▶ [Exercise instructions]: Skip all pictures. Write out the data below from its first line through the line that contains "const yTicks = [0,50,100,150,200];".

::::

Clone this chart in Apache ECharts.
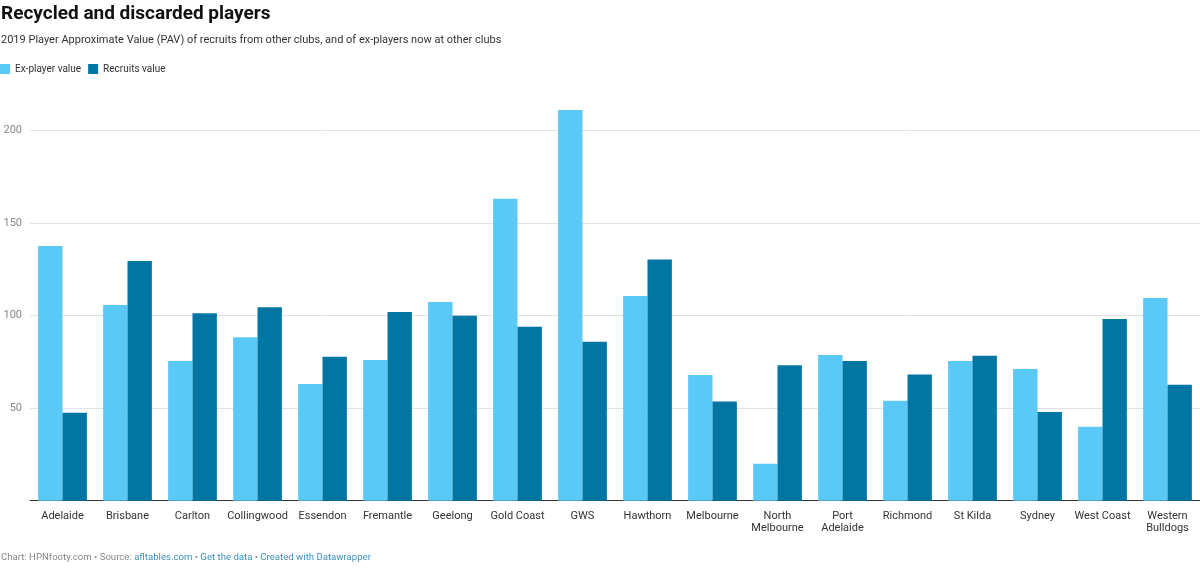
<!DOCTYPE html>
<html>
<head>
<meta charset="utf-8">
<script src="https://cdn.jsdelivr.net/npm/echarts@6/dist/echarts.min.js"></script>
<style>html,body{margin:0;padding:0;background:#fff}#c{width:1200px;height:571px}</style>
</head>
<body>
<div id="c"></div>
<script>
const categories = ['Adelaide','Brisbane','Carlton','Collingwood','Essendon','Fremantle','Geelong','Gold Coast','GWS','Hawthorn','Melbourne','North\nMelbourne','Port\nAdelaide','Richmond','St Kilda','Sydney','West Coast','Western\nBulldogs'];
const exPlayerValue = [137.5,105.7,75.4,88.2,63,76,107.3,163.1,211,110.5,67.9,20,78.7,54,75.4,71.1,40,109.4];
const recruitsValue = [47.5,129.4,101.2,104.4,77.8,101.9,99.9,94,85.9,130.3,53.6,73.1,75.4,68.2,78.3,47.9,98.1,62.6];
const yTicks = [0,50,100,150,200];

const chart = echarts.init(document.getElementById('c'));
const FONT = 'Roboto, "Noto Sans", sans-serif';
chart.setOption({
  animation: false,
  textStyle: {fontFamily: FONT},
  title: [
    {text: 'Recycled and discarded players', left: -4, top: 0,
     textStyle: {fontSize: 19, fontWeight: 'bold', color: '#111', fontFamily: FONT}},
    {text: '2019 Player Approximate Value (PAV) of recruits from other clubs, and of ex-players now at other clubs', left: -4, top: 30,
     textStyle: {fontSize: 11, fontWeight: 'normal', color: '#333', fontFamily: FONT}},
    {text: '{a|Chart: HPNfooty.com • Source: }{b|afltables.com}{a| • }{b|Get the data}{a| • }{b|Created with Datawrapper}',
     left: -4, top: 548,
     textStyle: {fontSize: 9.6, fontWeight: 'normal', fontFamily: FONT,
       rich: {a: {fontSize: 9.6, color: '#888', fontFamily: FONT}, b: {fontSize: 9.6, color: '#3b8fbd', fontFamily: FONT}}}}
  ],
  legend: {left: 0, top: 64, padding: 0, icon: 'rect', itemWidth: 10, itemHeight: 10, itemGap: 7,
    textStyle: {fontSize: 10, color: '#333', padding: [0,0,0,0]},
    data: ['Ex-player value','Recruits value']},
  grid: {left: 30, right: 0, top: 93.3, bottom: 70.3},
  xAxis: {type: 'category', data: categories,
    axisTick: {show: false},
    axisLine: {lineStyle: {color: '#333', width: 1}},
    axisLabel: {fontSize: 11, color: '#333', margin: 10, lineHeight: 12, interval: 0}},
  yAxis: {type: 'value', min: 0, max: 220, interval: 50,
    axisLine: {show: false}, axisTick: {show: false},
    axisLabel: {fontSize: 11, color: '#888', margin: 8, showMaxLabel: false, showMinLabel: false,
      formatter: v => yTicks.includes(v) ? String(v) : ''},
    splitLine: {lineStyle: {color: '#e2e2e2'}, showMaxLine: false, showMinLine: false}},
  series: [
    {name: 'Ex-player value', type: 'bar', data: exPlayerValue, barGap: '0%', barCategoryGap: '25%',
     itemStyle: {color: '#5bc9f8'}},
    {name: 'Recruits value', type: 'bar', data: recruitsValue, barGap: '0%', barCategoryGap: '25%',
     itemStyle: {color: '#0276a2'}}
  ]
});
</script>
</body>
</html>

::::

▶ [Full solution]:
Clone this chart in Apache ECharts.
<!DOCTYPE html>
<html>
<head>
<meta charset="utf-8">
<script src="https://cdn.jsdelivr.net/npm/echarts@6/dist/echarts.min.js"></script>
<style>html,body{margin:0;padding:0;background:#fff}#c{width:1200px;height:571px}</style>
</head>
<body>
<div id="c"></div>
<script>
const categories = ['Adelaide','Brisbane','Carlton','Collingwood','Essendon','Fremantle','Geelong','Gold Coast','GWS','Hawthorn','Melbourne','North\nMelbourne','Port\nAdelaide','Richmond','St Kilda','Sydney','West Coast','Western\nBulldogs'];
const exPlayerValue = [137.5,105.7,75.4,88.2,63,76,107.3,163.1,211,110.5,67.9,20,78.7,54,75.4,71.1,40,109.4];
const recruitsValue = [47.5,129.4,101.2,104.4,77.8,101.9,99.9,94,85.9,130.3,53.6,73.1,75.4,68.2,78.3,47.9,98.1,62.6];
const yTicks = [0,50,100,150,200];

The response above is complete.